Can you briefly explain what type of research Greenpeace is conducting? What’s going to happen with this research?
One of the main objectives of the Antarctic ship tour is to conduct scientific research in the area proposed for the Antarctic Ocean Sanctuary. Greenpeace has been working with Susan Lockhart, a renowned Antarctic scientist, and have sent down submersibles to the bottom of Weddell Sea for the first time in human history to find and identify vulnerable marine ecosystems and new species. If we can identify new species in this area, it would support the scientific background into why we need to protect the Weddell Sea area.
You were on the Arctic Sunrise with a crew of 35 people, including celebrities like David Harbour and Wang Yuheng. You were also one of the youngest on the Ship! Seeing as you’re all pretty much in the middle of nowhere, how does everyone manage to get along?
As we live in such a tiny space, there is no way you can pass a day without bumping into everyone. Also we have spaces like the mess room and the lounge where everyone can just chill and talk to each other. Plus, you are not allowed to work in the mess room because that place is for sheer communication and interaction!

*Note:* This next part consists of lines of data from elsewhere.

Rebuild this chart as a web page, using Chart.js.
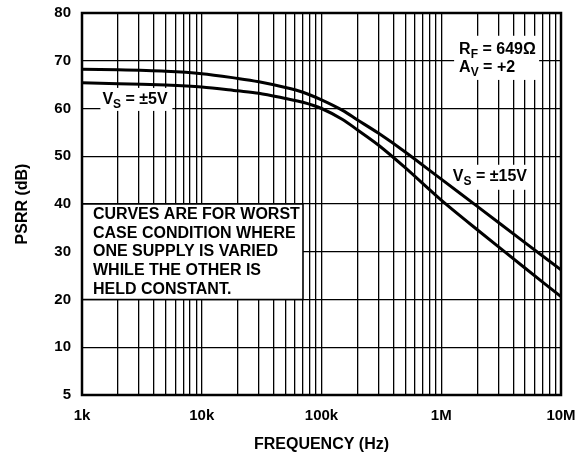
<!DOCTYPE html>
<html>
<head>
<meta charset="utf-8">
<script src="https://cdn.jsdelivr.net/npm/chart.js@4/dist/chart.umd.min.js"></script>
<style>
  body { margin: 0; background: #fff; }
  #wrap { width: 579px; height: 456px; }
</style>
</head>
<body>
<div id="wrap"><canvas id="chart" width="579" height="456"></canvas></div>
<script>
// Datos
var decades = [1e3, 1e4, 1e5, 1e6, 1e7];
var xTickLabels = ['1k', '10k', '100k', '1M', '10M'];
var yTickValues = [0, 10, 20, 30, 40, 50, 60, 70, 80];
var yTickLabels = ['5', '10', '20', '30', '40', '50', '60', '70', '80'];

var freqHz = [1e3, 2e3, 5e3, 1e4, 2e4, 3e4, 5e4, 7e4, 1e5, 1.5e5, 2e5, 3e5, 5e5, 1e6, 2e6, 5e6, 1e7];
var psrr15 = [68.2, 68.1, 67.8, 67.3, 66.3, 65.6, 64.4, 63.4, 61.8, 59.6, 57.6, 54.8, 50.9, 45.2, 39.5, 31.9, 26.2];
var psrr5 = [65.4, 65.2, 64.9, 64.5, 63.7, 63.2, 62.1, 61.3, 60.0, 57.7, 55.5, 52.3, 47.6, 40.8, 34.6, 26.6, 20.6];

var noteLines = ['CURVES ARE FOR WORST', 'CASE CONDITION WHERE', 'ONE SUPPLY IS VARIED', 'WHILE THE OTHER IS', 'HELD CONSTANT.'];

var FONT = 'bold 16px "Liberation Sans", Arial, sans-serif';
var SUBFONT = 'bold 12px "Liberation Sans", Arial, sans-serif';

function toPoints(ys) {
    return freqHz.map(function (f, i) { return { x: f, y: ys[i] }; });
}

// Texto con subindices: parts = [[texto, esSub], ...]
function drawParts(ctx, x, y, parts) {
    ctx.textBaseline = 'middle';
    ctx.textAlign = 'left';
    parts.forEach(function (p) {
        ctx.font = p[1] ? SUBFONT : FONT;
        ctx.fillText(p[0], x, p[1] ? y + 5 : y);
        x += ctx.measureText(p[0]).width;
    });
}

function whiteRect(ctx, x0, y0, x1, y1) {
    ctx.fillStyle = '#fff';
    ctx.fillRect(x0, y0, x1 - x0, y1 - y0);
}

var notesPlugin = {
    id: 'notes',
    beforeDatasetsDraw: function (chart) {
        var ctx = chart.ctx, xs = chart.scales.x, ys = chart.scales.y;
        ctx.save();

        // recuadro de la nota
        var bx0 = xs.getPixelForValue(1e3), bx1 = xs.getPixelForValue(7e4);
        var by0 = ys.getPixelForValue(40), by1 = ys.getPixelForValue(20);
        whiteRect(ctx, bx0, by0, bx1, by1);
        ctx.strokeStyle = '#000';
        ctx.lineWidth = 1.5;
        ctx.strokeRect(bx0, by0, bx1 - bx0, by1 - by0);
        ctx.fillStyle = '#000';
        ctx.font = FONT;
        ctx.textBaseline = 'middle';
        noteLines.forEach(function (t, i) {
            ctx.fillText(t, bx0 + 11, by0 + 10.5 + i * 18.7);
        });

        // V_S = ±5V
        var x5 = xs.getPixelForValue(1.48e3), y5 = ys.getPixelForValue(61.8);
        whiteRect(ctx, x5 - 2, y5 - 12, x5 + 70, y5 + 11);
        ctx.fillStyle = '#000';
        drawParts(ctx, x5, y5, [['V', 0], ['S', 1], [' = \u00b15V', 0]]);

        // R_F / A_V
        var xr = xs.getPixelForValue(1.41e6);
        var yr1 = ys.getPixelForValue(72.3), yr2 = ys.getPixelForValue(68.5);
        whiteRect(ctx, xr - 5, yr1 - 14, xr + 80, yr2 + 12);
        ctx.fillStyle = '#000';
        drawParts(ctx, xr, yr1, [['R', 0], ['F', 1], [' = 649\u03a9', 0]]);
        drawParts(ctx, xr, yr2, [['A', 0], ['V', 1], [' = +2', 0]]);

        // V_S = ±15V
        var x15 = xs.getPixelForValue(1.25e6), y15 = ys.getPixelForValue(45.7);
        whiteRect(ctx, x15 - 4, y15 - 12, x15 + 78, y15 + 13);
        ctx.fillStyle = '#000';
        drawParts(ctx, x15, y15, [['V', 0], ['S', 1], [' = \u00b115V', 0]]);

        ctx.restore();
    },
    afterDraw: function (chart) {
        var a = chart.chartArea, ctx = chart.ctx;
        ctx.save();
        ctx.strokeStyle = '#000';
        ctx.lineWidth = 2.5;
        ctx.strokeRect(a.left, a.top, a.right - a.left, a.bottom - a.top);
        ctx.restore();
    }
};

Chart.defaults.font.family = '"Liberation Sans", Arial, sans-serif';
Chart.defaults.font.weight = 'bold';
Chart.defaults.font.size = 15;
Chart.defaults.color = '#000';

new Chart(document.getElementById('chart'), {
    type: 'line',
    data: {
        datasets: [
            { label: 'VS = ±15V', data: toPoints(psrr15) },
            { label: 'VS = ±5V', data: toPoints(psrr5) }
        ]
    },
    options: {
        responsive: false,
        animation: false,
        events: [],
        layout: { padding: { left: 0, right: 18, top: 13, bottom: 0 } },
        elements: {
            line: { borderColor: '#000', borderWidth: 3, tension: 0.3, fill: false },
            point: { radius: 0 }
        },
        plugins: { legend: { display: false }, tooltip: { enabled: false } },
        scales: {
            x: {
                type: 'logarithmic',
                min: 1e3,
                max: 1e7,
                afterBuildTicks: function (scale) {
                    var t = [];
                    decades.forEach(function (d, i) {
                        var n = i < decades.length - 1 ? 9 : 1;
                        for (var k = 1; k <= n; k++) t.push({ value: d * k });
                    });
                    scale.ticks = t;
                },
                afterFit: function (scale) {
                    scale.height = 61;
                    scale.paddingLeft = 0;
                    scale.paddingRight = 0;
                },
                ticks: {
                    autoSkip: false,
                    maxRotation: 0,
                    padding: 12,
                    callback: function (v) {
                        var i = decades.indexOf(v);
                        return i >= 0 ? xTickLabels[i] : '';
                    }
                },
                grid: { color: '#000', lineWidth: 1.3, drawTicks: false },
                border: { display: false },
                title: { display: true, text: 'FREQUENCY (Hz)', font: { size: 16 }, padding: { top: 0, bottom: 2 } }
            },
            y: {
                min: 0,
                max: 80,
                afterBuildTicks: function (scale) {
                    scale.ticks = yTickValues.map(function (v) { return { value: v }; });
                },
                afterFit: function (scale) {
                    scale.width = 82;
                    scale.paddingTop = 0;
                    scale.paddingBottom = 0;
                },
                ticks: {
                    padding: 11,
                    callback: function (v) {
                        var i = yTickValues.indexOf(v);
                        return i >= 0 ? yTickLabels[i] : '';
                    }
                },
                grid: { color: '#000', lineWidth: 1.3, drawTicks: false },
                border: { display: false },
                title: { display: true, text: 'PSRR (dB)', font: { size: 16 }, padding: { top: 13, bottom: 0 } }
            }
        }
    },
    plugins: [notesPlugin]
});
</script>
</body>
</html>
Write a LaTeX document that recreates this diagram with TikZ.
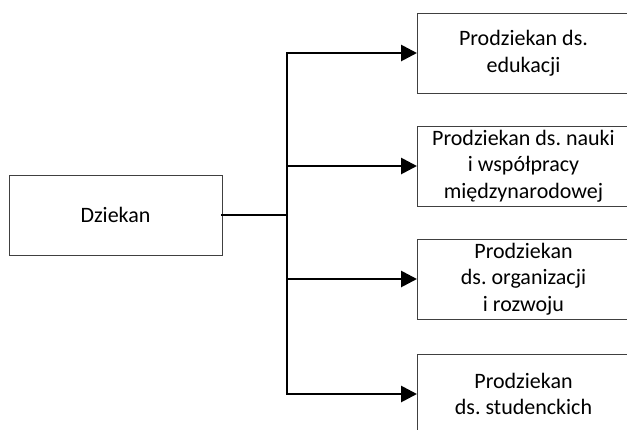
\documentclass[tikz,border=0pt]{standalone}
\usepackage{fontspec}
\setmainfont{Carlito}
\usetikzlibrary{arrows.meta}
\frenchspacing
\begin{document}
\begin{tikzpicture}[x=1pt,y=-1pt,
  box/.style={draw=black!75, line width=1pt, rectangle, minimum height=80pt,
    inner sep=0pt, align=center, font=\frenchspacing\fontsize{22}{26.7}\selectfont},
  rbox/.style={box, minimum width=212pt, anchor=west},
  conn/.style={line width=2.8pt, line cap=rect},
  arr/.style={conn, -{Triangle[length=16pt,width=16pt]}}]
\useasboundingbox (0,0) rectangle (627,429);
\node[box, minimum width=213pt] (dz) at (115.5,215) {Dziekan};
\node[rbox] (p1) at (417,53) {Prodziekan ds.\\edukacji};
\node[rbox] (p2) at (417,166) {Prodziekan ds. nauki\\i współpracy\\międzynarodowej};
\node[rbox] (p3) at (417,279) {Prodziekan\\ds. organizacji\\i rozwoju};
\node[rbox] (p4) at (417,394) {Prodziekan\\ds. studenckich};
\coordinate (j) at (287,215);
\draw[conn] (dz.east) -- (j);
\draw[arr] (j |- p4.west) -- (j |- p1.west) -- (p1.west);
\draw[arr] (j |- p2.west) -- (p2.west);
\draw[arr] (j |- p3.west) -- (p3.west);
\draw[arr] (j |- p4.west) -- (p4.west);
\end{tikzpicture}
\end{document}
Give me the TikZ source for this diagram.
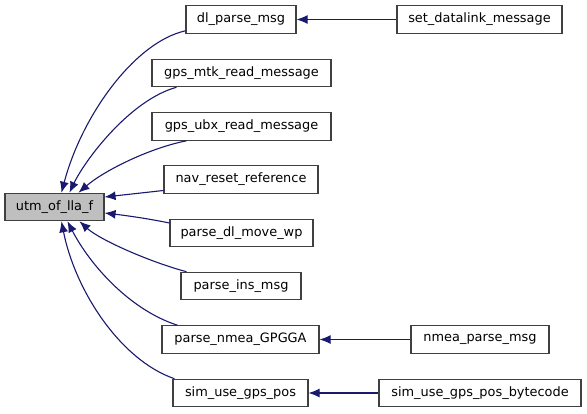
\documentclass[tikz,border=0pt]{standalone}
\usepackage{fontspec}
\setmainfont{DejaVu Sans}
\usetikzlibrary{arrows.meta,calc}
\definecolor{edgec}{HTML}{191970}
\definecolor{boxline}{HTML}{404040}
\begin{document}
\begin{tikzpicture}[x=1pt,y=-1pt,
  box/.style={draw=boxline, line width=1.1pt, minimum height=27.5pt, inner sep=0pt,
    font=\fontsize{12.9}{14}\selectfont, text=black, fill=white},
  edge/.style={draw=edgec, line width=1.1pt, {Latex[length=11pt,width=9pt]}-}]
\useasboundingbox (0,0) rectangle (587,413);
\fill[white] (0,0) rectangle (587,413);

\node[box, fill=black!25, minimum width=99pt] (utm) at (54.5,207) {utm\_of\_lla\_f};
\node[box, minimum width=110pt] (dl) at (241,19.5) {dl\_parse\_msg};
\node[box, minimum width=179pt] (mtk) at (241.5,73) {gps\_mtk\_read\_message};
\node[box, minimum width=179pt] (ubx) at (241.5,126.5) {gps\_ubx\_read\_message};
\node[box, minimum width=154pt] (nav) at (241,179.5) {nav\_reset\_reference};
\node[box, minimum width=143pt] (move) at (241.5,233) {parse\_dl\_move\_wp};
\node[box, minimum width=120pt] (ins) at (241,286) {parse\_ins\_msg};
\node[box, minimum width=157pt] (gga) at (240.5,339.5) {parse\_nmea\_GPGGA};
\node[box, minimum width=135pt] (sim) at (240.5,393) {sim\_use\_gps\_pos};
\node[box, minimum width=165pt] (setdl) at (479.5,19.5) {set\_datalink\_message};
\node[box, minimum width=138pt] (nmeap) at (480,339.5) {nmea\_parse\_msg};
\node[box, minimum width=202pt] (byte) at (480,393) {sim\_use\_gps\_pos\_bytecode};

\draw[edge] ([xshift=57pt]utm.north west) .. controls (82,115) and (135,42) .. ([yshift=3pt]dl.south west);
\draw[edge] ([xshift=65pt]utm.north west) .. controls (85,160) and (130,100) .. ([xshift=25pt]mtk.south west);
\draw[edge] ([xshift=74pt]utm.north west) .. controls (105,170) and (150,148) .. ([xshift=35pt]ubx.south west);
\draw[edge] ([yshift=10pt]utm.east) -- ([yshift=-11pt]nav.west);
\draw[edge] ([yshift=-6pt]utm.east) .. controls (130,216) and (150,219) .. ([yshift=10pt]move.west);
\draw[edge] ([xshift=75pt]utm.south west) .. controls (100,240) and (150,262) .. ([xshift=6pt]ins.north west);
\draw[edge] ([xshift=63pt]utm.south west) .. controls (90,265) and (130,310) .. ([xshift=16pt]gga.north west);
\draw[edge] ([xshift=57pt]utm.south west) .. controls (75,290) and (120,360) .. ([xshift=2pt]sim.north west);

\draw[edge] (dl.east) -- (setdl.west);
\draw[edge] (gga.east) -- (nmeap.west);
\draw[edge] (sim.east) -- (byte.west);
\end{tikzpicture}
\end{document}
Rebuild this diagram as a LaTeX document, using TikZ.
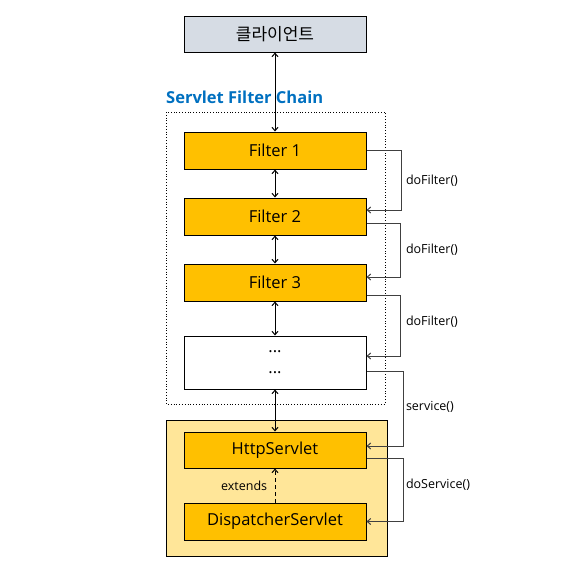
\documentclass[tikz,border=0pt]{standalone}
\usepackage{fontspec}
\setmainfont{Open Sans}
\newfontfamily\krfont{Noto Sans CJK KR}
\usetikzlibrary{arrows.meta}
\definecolor{clientgray}{HTML}{D6DCE4}
\definecolor{filteryellow}{HTML}{FFC000}
\definecolor{servletbg}{HTML}{FFE699}
\definecolor{titleblue}{HTML}{0070C0}
\begin{document}
\begin{tikzpicture}[
		x=1pt, y=1pt,
		>={Straight Barb[length=3.5pt,width=6pt]},
		box/.style={draw, line width=1pt, minimum width=182pt, minimum height=37pt, inner sep=0pt,
			font=\fontsize{16.5}{20}\selectfont},
		filter/.style={box, fill=filteryellow},
		call/.style={->, draw=black!75, line width=1pt},
		lbl/.style={anchor=west, inner sep=0pt, font=\fontsize{12.5}{15}\selectfont}
	]
	\useasboundingbox (0,0) rectangle (571,-582);

	% 필터 체인 영역과 서블릿 영역
	\draw[dotted, line width=0.8pt] (166,-112) rectangle (385,-404);
	\draw[fill=servletbg, line width=1pt] (166,-420) rectangle (387,-556);
	\node[anchor=west, inner sep=0pt, text=titleblue, font=\fontsize{16.5}{20}\selectfont\bfseries] (title) at (166,-97) {Servlet Filter Chain};

	% 상자
	\node[box, fill=clientgray, minimum height=36pt, font=\krfont\fontsize{17}{20}\selectfont] (client) at (275,-34) {클라이언트};
	\node[filter] (f1) at (275,-150.5) {Filter 1};
	\node[filter] (f2) at (275,-216.5) {Filter 2};
	\node[filter] (f3) at (275,-282.5) {Filter 3};
	\node[box, fill=white, minimum height=53pt, align=center, font=\fontsize{16.5}{21}\selectfont] (more) at (275,-362.5) {...\\...};
	\node[filter, minimum height=36pt] (http) at (275,-450) {HttpServlet};
	\node[filter] (disp) at (275,-521.5) {DispatcherServlet};

	% 세로 화살표
	\path[<->, line width=1pt]
		(client) edge (f1)
		(f1) edge (f2)
		(f2) edge (f3)
		(f3) edge (more)
		(more) edge (http);
	\draw[->, dash pattern=on 4pt off 3pt, line width=1pt] (disp) -- node[left=4pt, font=\fontsize{12.5}{15}\selectfont] {extends} (http);

	% 호출 흐름
	\draw[call] (f1.east) -- ++(35,0) |- node[lbl, pos=0.25, xshift=4pt] {doFilter()} ([yshift=6.5pt]f2.east);
	\draw[call] ([yshift=-6.5pt]f2.east) -- ++(34,0) |- node[lbl, pos=0.25, xshift=5pt] {doFilter()} ([yshift=5.5pt]f3.east);
	\draw[call] ([yshift=-12.5pt]f3.east) -- ++(34,0) |- node[lbl, pos=0.22, xshift=5pt] {doFilter()} ([yshift=6.5pt]more.east);
	\draw[call] ([yshift=-8.5pt]more.east) -- ++(37,0) |- node[lbl, pos=0.24, xshift=2pt] {service()} ([yshift=4pt]http.east);
	\draw[call] ([yshift=-8pt]http.east) -- ++(37,0) |- node[lbl, pos=0.21, xshift=2pt] {doService()} (disp.east);
\end{tikzpicture}
\end{document}
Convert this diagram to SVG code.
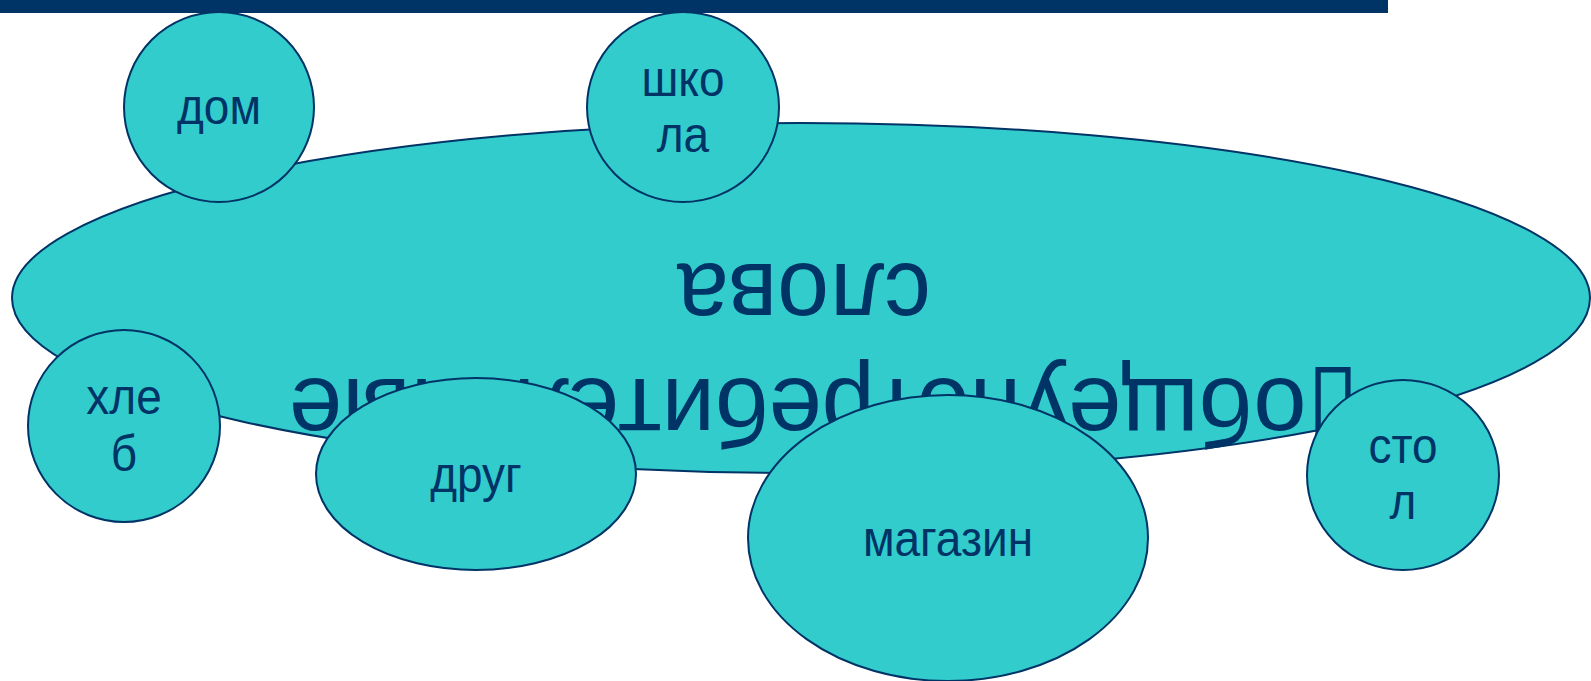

Why is it important for you, personally, that we create an Antarctic ocean sanctuary; and what’s the message that you’ll be taking back home to your friends?
Personally, I live in a city that is almost the opposite of where the Antarctic ocean lies. I can’t recall a single discussion I had with my friends or family about the Antarctic in my life before I joined the campaign because there wasn’t one. But now that I have seen the Antarctic with my own eyes and know what kind of amazing creatures and landscapes they have here, I will do my best to keep this place as it is now.
We have destroyed so many beautiful places on earth but we have kept the Antarctic relatively pristine and far from human touch so far. I hope we can seize the chance to create Antarctic Ocean Sanctuary before it’s too late.